A major part of the sewage generated in Indian cities is discharged untreated into water bodies. Such unwise loss of water can have serious impacts. Wastewater management is thus assuming a pivotal role.
With an annual per capita water availability of less than 1700 cubic metres, India is facing the brunt of water scarcity. Rising population and industrial activity is expected to increase water need by nearly 40 per cent as India´s water demand rises from the current 750 to 1050 billion cubic metres by the year 2025. This is likely to bring the per capita water availability to less than 1000 cubic metres, making India a water-scarce nation like the Middle East. Water reuse and recycle is the only tenable solution to this problem.
SUCCESSFUL WASTEWATER MANAGEMENT
India´s largest cities generate about 38,254 litres of sewage everyday. Over 70 per cent of the same is discharged into rivers and other water bodies without any treatment. This does not include sewage produced in informal settlements and in smaller towns, where the network and treatment infrastructure may be lacking. The Central Pollution Control Board makes the municipality or water authority in a city responsible for collection and treatment of 100 per cent of the sewage generated in its jurisdiction.

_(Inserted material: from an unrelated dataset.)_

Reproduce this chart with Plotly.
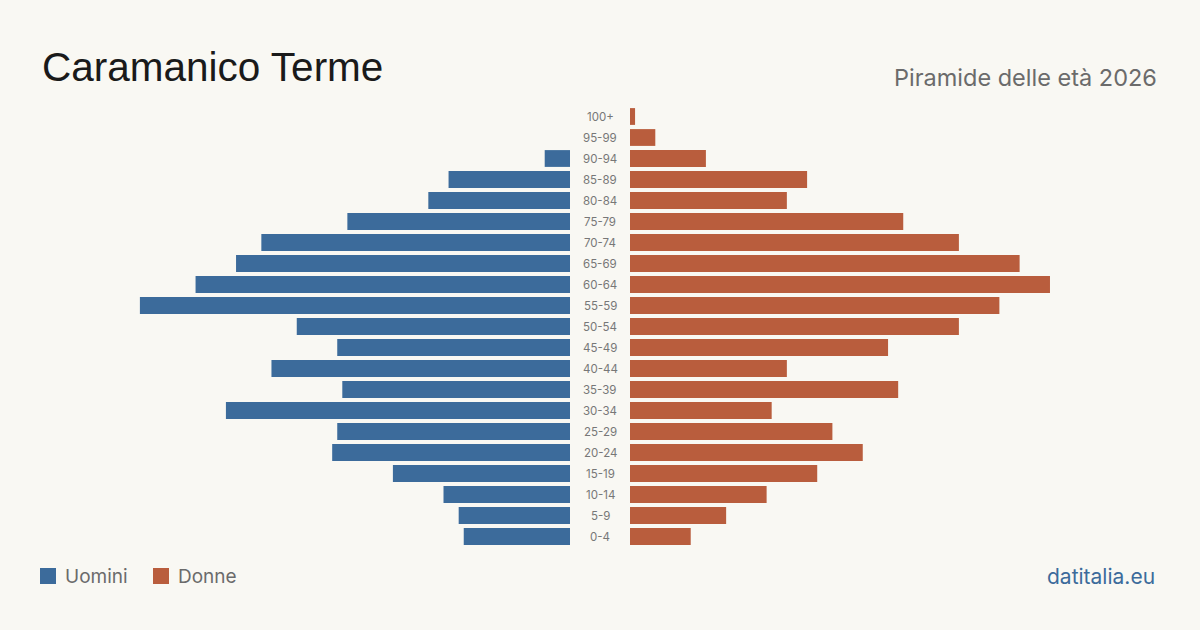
import plotly.graph_objects as go

age_groups = ["0-4", "5-9", "10-14", "15-19", "20-24", "25-29", "30-34", "35-39",
              "40-44", "45-49", "50-54", "55-59", "60-64", "65-69", "70-74", "75-79",
              "80-84", "85-89", "90-94", "95-99", "100+"]
men = [21, 22, 25, 35, 47, 46, 68, 45, 59, 46, 54, 85, 74, 66, 61, 44, 28, 24, 5, 0, 0]
women = [12, 19, 27, 37, 46, 40, 28, 53, 31, 51, 65, 73, 83, 77, 65, 54, 31, 35, 15, 5, 1]

title = "Caramanico Terme"
subtitle = "Piramide delle età 2026"
legend_labels = ["Uomini", "Donne"]
source = "datitalia.eu"

BLUE = "#3c6b9b"
ORANGE = "#b95d3d"
BG = "#f9f8f3"
W, H = 1200, 630
T, B = 106, 83
PH = H - T - B
XMAX = 570 / 5.06


def py(pix):
    """convert a pixel row (from top) to paper y"""
    return (H - B - pix) / PH


def px(pix):
    return pix / W


fig = go.Figure()
fig.add_trace(go.Bar(y=age_groups, x=men, orientation="h", marker=dict(color=BLUE, line_width=0),
                     xaxis="x", yaxis="y", name=legend_labels[0], showlegend=False,
                     hovertemplate="%{y}: %{x}<extra>Uomini</extra>"))
fig.add_trace(go.Bar(y=age_groups, x=women, orientation="h", marker=dict(color=ORANGE, line_width=0),
                     xaxis="x2", yaxis="y", name=legend_labels[1], showlegend=False,
                     hovertemplate="%{y}: %{x}<extra>Donne</extra>"))

annotations = []
for ag in age_groups:
    annotations.append(dict(x=0.5, xref="paper", y=ag, yref="y", text=ag,
                            showarrow=False, xanchor="center", yanchor="middle",
                            font=dict(family="Inter, Liberation Sans, sans-serif", size=11.5, color="#777777")))

annotations += [
    dict(x=px(40), y=py(67), xref="paper", yref="paper", text=title, showarrow=False,
         xanchor="left", yanchor="middle",
         font=dict(family="Liberation Sans, Arial, sans-serif", size=40.5, color="#1a1a1a")),
    dict(x=px(1159), y=py(77), xref="paper", yref="paper", text=subtitle, showarrow=False,
         xanchor="right", yanchor="middle",
         font=dict(family="Inter, sans-serif", size=23.5, color="#6b6b6b")),
    dict(x=px(63), y=py(576), xref="paper", yref="paper", text=legend_labels[0], showarrow=False,
         xanchor="left", yanchor="middle",
         font=dict(family="Inter, sans-serif", size=19, color="#6b6b6b")),
    dict(x=px(176), y=py(576), xref="paper", yref="paper", text=legend_labels[1], showarrow=False,
         xanchor="left", yanchor="middle",
         font=dict(family="Inter, sans-serif", size=19, color="#6b6b6b")),
    dict(x=px(1157), y=py(576), xref="paper", yref="paper", text=source, showarrow=False,
         xanchor="right", yanchor="middle",
         font=dict(family="Inter, sans-serif", size=21, color="#3c6b9b")),
]

shapes = [
    dict(type="rect", xref="paper", yref="paper", x0=px(40), x1=px(56),
         y0=py(584), y1=py(568), fillcolor=BLUE, line_width=0),
    dict(type="rect", xref="paper", yref="paper", x0=px(153), x1=px(169),
         y0=py(584), y1=py(568), fillcolor=ORANGE, line_width=0),
]

fig.update_layout(
    width=W, height=H,
    margin=dict(l=0, r=0, t=T, b=B),
    paper_bgcolor=BG, plot_bgcolor=BG,
    bargap=0.2,
    xaxis=dict(domain=[0, 570 / W], range=[XMAX, 0], visible=False, fixedrange=True),
    xaxis2=dict(domain=[630 / W, 1], range=[0, XMAX], visible=False, fixedrange=True),
    yaxis=dict(categoryorder="array", categoryarray=age_groups, range=[-0.5, 20.5],
               visible=False, fixedrange=True),
    annotations=annotations,
    shapes=shapes,
    showlegend=False,
)

fig.write_html("out.html", config={"displayModeBar": False})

This creates a major challenge and opportunity for these water authorities. Successful water management is dependent on balancing both supply and demand. Availability of water would determine future economic and social development. The possibility of a third world war resulting from water-related conflict is very real. Increasingly, water is seen a strategic resource- one to be used with caution and managed with care. After all, water availability may be what will differentiate the haves from the have-nots.
SEWAGE AS AN OPPORTUNITY
Untreated sewage is the single biggest contributor of surface and ground water contamination. Water-borne diseases are the largest cause of child mortality, and also have a severe impact on productivity. Untreated sewage also causes severe harm to marine life and to the overall ecology of our water bodies. The contamination of raw water sources also leads to water scarcity and to increased treatment cost for supplying potable water to the masses.
While these challenges created by sewage are unquestioned, it also provides a great opportunity for water authorities. As a reliable and non-seasonal source, sewage can be treated to meet non-potable requirements like gardening, road washing, and industrial consumption. There are umpteen cases of successful sewage recycling for industrial needs, which work out to be significantly more economical than pumping fresh water from a distance.
SEWAGE RECYCLING IN INDIA
Chennai was the pioneer in sewage recycling in the early 1990s. Three large industries- Madras Fertilisers, Chennai Petroleum and GMR Power- buy secondary treated (and even fresh) sewage from the Chennai Metro, treat the same and use for their cooling water and other process requirements in their industries. The Rashtriya Chemicals and Fertilisers (RCF) Plant in Mumbai is another pioneer in sewage recycling.
Cities like Chennai, Nagpur, and Surat have been pioneers in sewage recycling. Tertiary treatment of the sewage is done to supply recycled water to clusters of industrial and commercial customers. Smaller cities like Jamnagar and Udaipur are following the lead by developing BOO projects, which can be developed by private developers into treated water supply to industrial clusters. Besides solving the challenges of treating sewage and the costs attached to it, these cities and many others have realised that sewage is a resource that can generate revenues for them. In most cities in India, the cost of water for industrial users is upwards of INR 45 per cubic metre. Technologies and costs associated with sewage recycling can produce treated water at significantly lower costs than that, making the whole project viable.
Indirect potable reuse is the next phase of sewage recycling. At the V-Valley Project in Bangalore, tertiary treatment of sewage is done, including phosphorus removal. This travels in a water course for over 40 km to ensure natural freshening. This is then pumped to a fresh water reservoir, where ultrafiltration membrane processes remove all bacteria and viruses. Further, filtration and disinfection processes ensure that the treated water supplied for potable purposes meets all the best drinking water standards of the world.
PROFIT FROM ZERO LIQUID DISCHARGE
A paradigm shift in wastewater management is to look at wealth out of waste. Wastewater includes various chemicals and molecules which have value. Chemicals like sodium sulphate and ammonium sulphate can be recovered from chemical industry effluent by a set of innovative technologies. The recovered chemical can be reused back in the process, or it can be sold in the open market. This provides value out of the effluent recycling process and ensures improvement in the overall viability.
It also ensures that the solid sludge out of the process can be handled with ease. Nature recycles and reuses water. With increasing scarcity and cost of water, man is following nature and looking at sewage reuse and recycling as an essential element of integrated water management. In a memorable scene in the futuristic science fiction movie ´Waterworld´, depicting a world with the sea levels covering almost all land, the protagonist Kevin Costner drinks his treated urine, passing through a recycling machine. While that might look apocalyptic, sewage recycling is the future. Necessity is driving technology and innovation in this case.